Dans le même temps, Apple travaille dans le plus grand succès à son futur iPhone « 4G » comme on le surnomme alors. Le remplaçant du 3GS est découvert, oublié (ou volé ?) dans un bar, et le site web Gizmodo en diffuse des images. Commence alors un véritable feuilleton judiciaire, Apple déclenchant une procédure pénale pour connaître les circonstances de cette fuite, ce qui conduira à une perquisition au domicile du rédacteur de Gizmodo. Une première dans l’histoire mouvementée d’Apple et des sites de rumeurs qui traquent ses nouveautés.
La présentation, officielle cette fois-ci, de l’iPhone 4, comme il s’appelle maintenant, aura lieu le 7 juin 2010 au cours d’une Worldwide Developper Conference (WWDC) qui lui sera entièrement consacrée. En plus des nouveautés apportées par l’iOS 4, comme lui aussi s’appelle maintenant, on découvre un écran d’une résolution exceptionnelle (960 x 640 pixels soit 326 points par pouces) auquel Apple donne le nom de « Retina Display » pour signifier qu’il dépasse la capacité de perception de la rétine ; on découvre également un nouvel appareil photo 5 Mégapixels d’une qualité impressionnante, doté d’un flash d’appoint, et capable également de produire de la vidéo en HD 720p ; une deuxième caméra en façade, dédiée à la vidéoconférence grâce à la technologie FaceTime ; un gyroscope sur 3 axes bien plus précis que les accéléromètres des versions précédentes ; une batterie jusqu’à 40% plus endurante ; et un processeur A4 hérité de l’iPad (bien qu’un peu moins véloce). Le tout dans 9,3 mm d’épaisseur !

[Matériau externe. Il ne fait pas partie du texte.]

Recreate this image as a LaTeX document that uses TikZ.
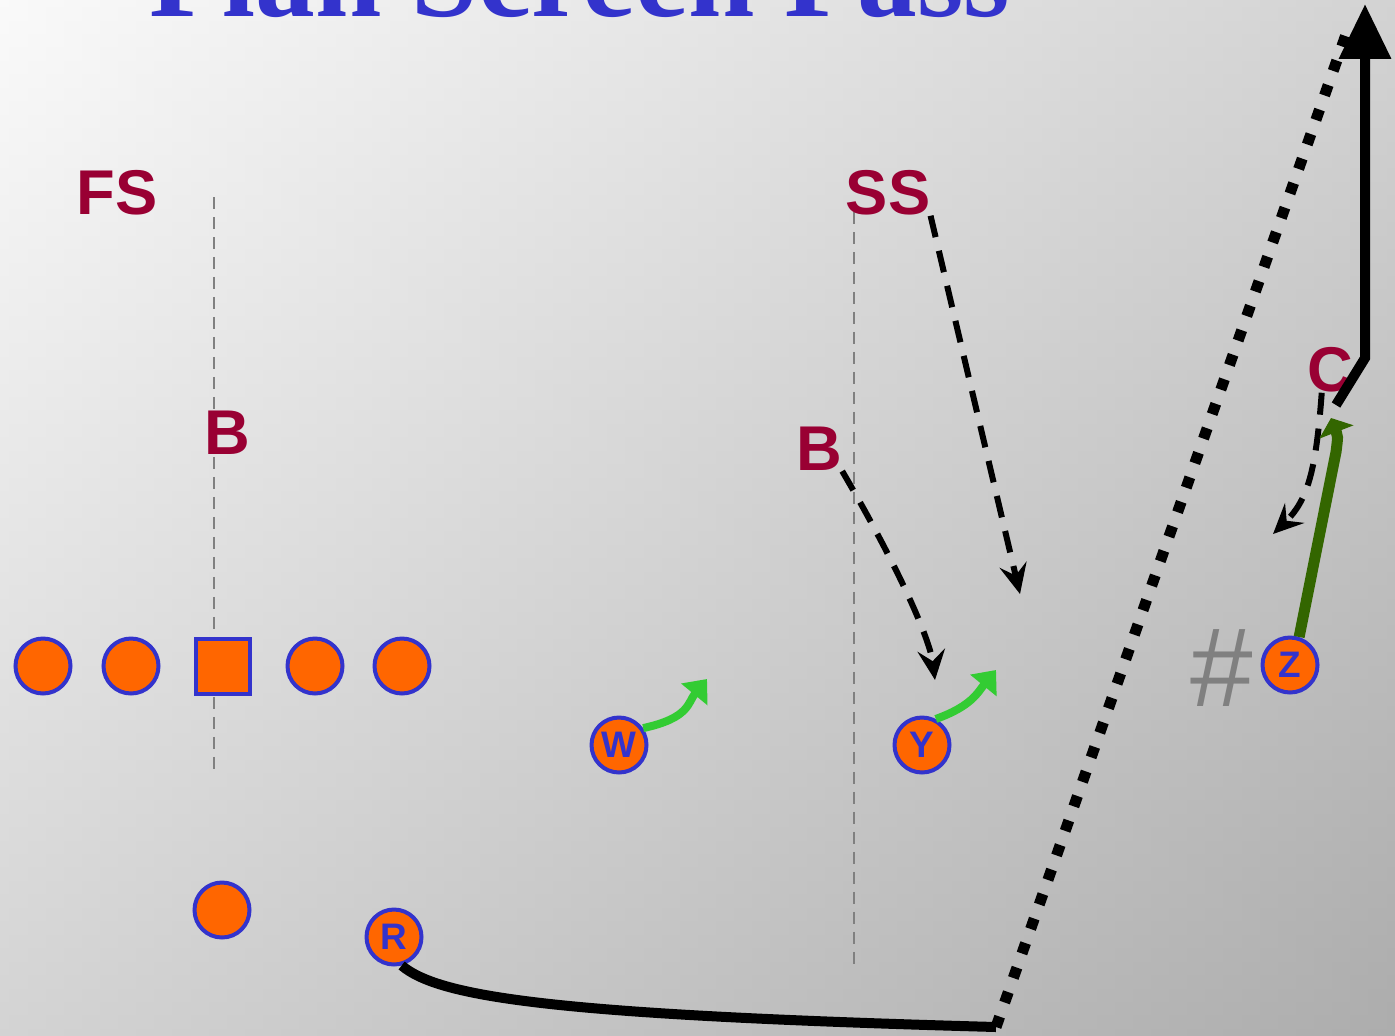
\documentclass[tikz,border=0pt]{standalone}
\usepackage{fontspec}
\setmainfont{Liberation Serif}
\newfontfamily\playfont{Liberation Sans}
\usetikzlibrary{arrows.meta}
\definecolor{TitleColor}{HTML}{3333CC}
\definecolor{PlayerFill}{HTML}{FF6600}
\definecolor{PlayerEdge}{HTML}{3333CC}
\definecolor{DefColor}{HTML}{990033}
\definecolor{RouteLight}{HTML}{33CC33}
\definecolor{RouteDark}{HTML}{336600}
\definecolor{MarkGray}{HTML}{808080}
\definecolor{BgLight}{HTML}{FAFAFA}
\definecolor{BgDark}{HTML}{ADADAD}
\tikzstyle{player}=[circle,
                    minimum size=1.1cm,
                    inner sep=0pt,
                    fill=PlayerFill,
                    draw=PlayerEdge,
                    line width=0.08cm,
                    text=PlayerEdge,
                    font=\playfont\bfseries\fontsize{21}{21}\selectfont, ]
\tikzstyle{center_player}=[rectangle,
                    minimum size=1.1cm,
                    inner sep=0pt,
                    fill=PlayerFill,
                    draw=PlayerEdge,
                    line width=0.08cm, ]
\tikzstyle{defender}=[inner sep=0pt,
                    text=DefColor,
                    font=\playfont\bfseries\fontsize{36}{36}\selectfont, ]
\tikzstyle{hash_line}=[MarkGray, line width=0.04cm, dash pattern=on 0.24cm off 0.16cm]
\tikzstyle{coverage}=[black, line width=0.12cm, dash pattern=on 0.44cm off 0.28cm,
                    -{Stealth[length=0.6cm,width=0.55cm,inset=0.22cm]}]
\tikzstyle{block_route}=[RouteLight, line width=0.16cm, -{Triangle[width=0.66cm,length=0.4cm]}]
\tikzstyle{release_route}=[RouteDark, line width=0.22cm, -{Triangle[width=0.72cm,length=0.3cm]}]
\tikzstyle{run_route}=[black, line width=0.2cm]
\tikzstyle{pass_route}=[black, line width=0.22cm, dash pattern=on 0.22cm off 0.3cm]

\begin{document}
\begin{tikzpicture}[x=0.02cm, y=-0.02cm]
    % ---------------------------------------------------------------------------------------------------------
    %  Veld
    \useasboundingbox (0,0) rectangle (1395,1035);
    \shade[top color=BgLight, bottom color=BgDark] (0,0) rectangle (1395,1035);
    \shade[left color=BgLight, right color=BgDark, opacity=0.5] (0,0) rectangle (1395,1035);
    \node at (580,16) (title) [anchor=base, text=TitleColor, font=\bfseries\fontsize{68}{68}\selectfont] {Plan Screen Pass};

    \draw[hash_line] (214,197) -- (214,772);
    \draw[hash_line] (854,212) -- (854,965);

    % ---------------------------------------------------------------------------------------------------------
    %  Verdediging
    \node at (117,193) (FS) [defender] {FS};
    \node at (888,193) (SS) [defender] {SS};
    \node at (227,433) (B1) [defender] {B};
    \node at (819,449) (B2) [defender] {B};
    \node at (1330,370) (C) [defender] {C};

    % ---------------------------------------------------------------------------------------------------------
    %  Aanval
    \foreach \lx [count=\li] in {43,131,315,402} {
        \node at (\lx,666) (OL\li) [player] {};
    }
    \node at (223,666) (OC) [center_player] {};
    \node at (222,910) (QB) [player] {};
    \node at (394,937) (R) [player] {R};
    \node at (619,745) (W) [player] {W};
    \node at (922,745) (Y) [player] {Y};
    \node at (1290,665) (Z) [player] {Z};
    \node at (1222,668) (hash) [inner sep=0pt, text=MarkGray, font=\playfont\fontsize{64}{64}\selectfont] {\#};

    \coordinate (SSdrop) at (1020,594);
    \coordinate (B2drop) at (935,680);
    \coordinate (Cdrop) at (1273,534);
    \coordinate (catch) at (996,1027);
    \coordinate (deep) at (1349,26);
    \coordinate (Cturn) at (1365,358);
    \coordinate (Cstart) at (1336,405);
    \coordinate (endzone) at (1365,4);

    % ---------------------------------------------------------------------------------------------------------
    %  Routes
    \draw[coverage] (SS.south east) -- (SSdrop);
    \draw[coverage] (B2.south east) .. controls (900,570) and (930,640) .. (B2drop);
    \draw[coverage] (C.-110) .. controls (1316,470) and (1308,500) .. (Cdrop);

    \draw[block_route] (W.35) .. controls (690,718) and (688,702) .. (707,679);
    \draw[block_route] (Y.62) .. controls (972,706) and (978,692) .. (996,670);
    \draw[release_route] (Z.72) -- (1336,452) .. controls (1338,436) .. (1331,418);

    \draw[run_route] (R.-75) .. controls (440,998) and (560,1015) .. (catch);
    \draw[pass_route] (catch) -- (deep);
    \draw[run_route, -{Triangle[width=1.0cm,length=1.1cm]}] (Cstart) -- (Cturn) -- (endzone);
\end{tikzpicture}
\end{document}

La marque ne sera pas épargnée par les soucis avec ce modèle : c’est d’abord le modèle blanc qui est repoussé à plusieurs reprises suite à des problèmes de chaîne de montage ; puis, évidemment, une pénurie de modèles noirs face à la demande très soutenue (1,7 millions d’exemplaires vendus le premier week-end) ; mais aussi et surtout, une polémique enragée au sujet de problèmes de réception. En effet, Apple a choisi d’utiliser la coque métallique de l’appareil comme antenne. Plusieurs parties de cette coque sont donc séparées par de fines lignes de plastique afin d’éviter les interférences entre les différentes antennes. Cependant, le simple fait de prendre le téléphone dans la main provoquerait une mise en contact de celles-ci par la peau, qui est conductrice. Les performances de réception en seraient donc atteintes.
Le scandale est tel qu’on parle rapidement d’Antennagate ! Venant d’Apple, une telle erreur, bien que très rarement handicapante en pratique, est une aubaine pour ses concurrents qui se gaussent de ce téléphone qu’on ne doit pas tenir à la main. Apple répond en plusieurs étapes, avec un certain manque de tact : tout d’abord en publiant un comparatif sur son site web, démontrant que tous les téléphones rencontrent des problèmes similaires, puis en expliquant que c’est simplement l’indicateur de niveau de réception qui est faux, puis finalement en offrant gratuitement une coque de protection en plastique aux premiers clients du téléphone. À l’issue d’une class-action, Apple sera finalement condamnée en 2012 par la Cour du District Nord de Californie à rembourser 15 dollars à chaque acheteur d’iPhone 4, ou à leur fournir gratuitement une telle coque quelle que soit la date d’achat de leur téléphone.
Pour certains observateurs, cette crise a signé la sortie de l’adolescence pour la marque, perdant son statut de « start-up » à laquelle on pardonne tout, pour prendre pied dans l’univers des multinationales dont la gestion de crise doit faire l’objet d’une attention et d’une communication toutes particulières.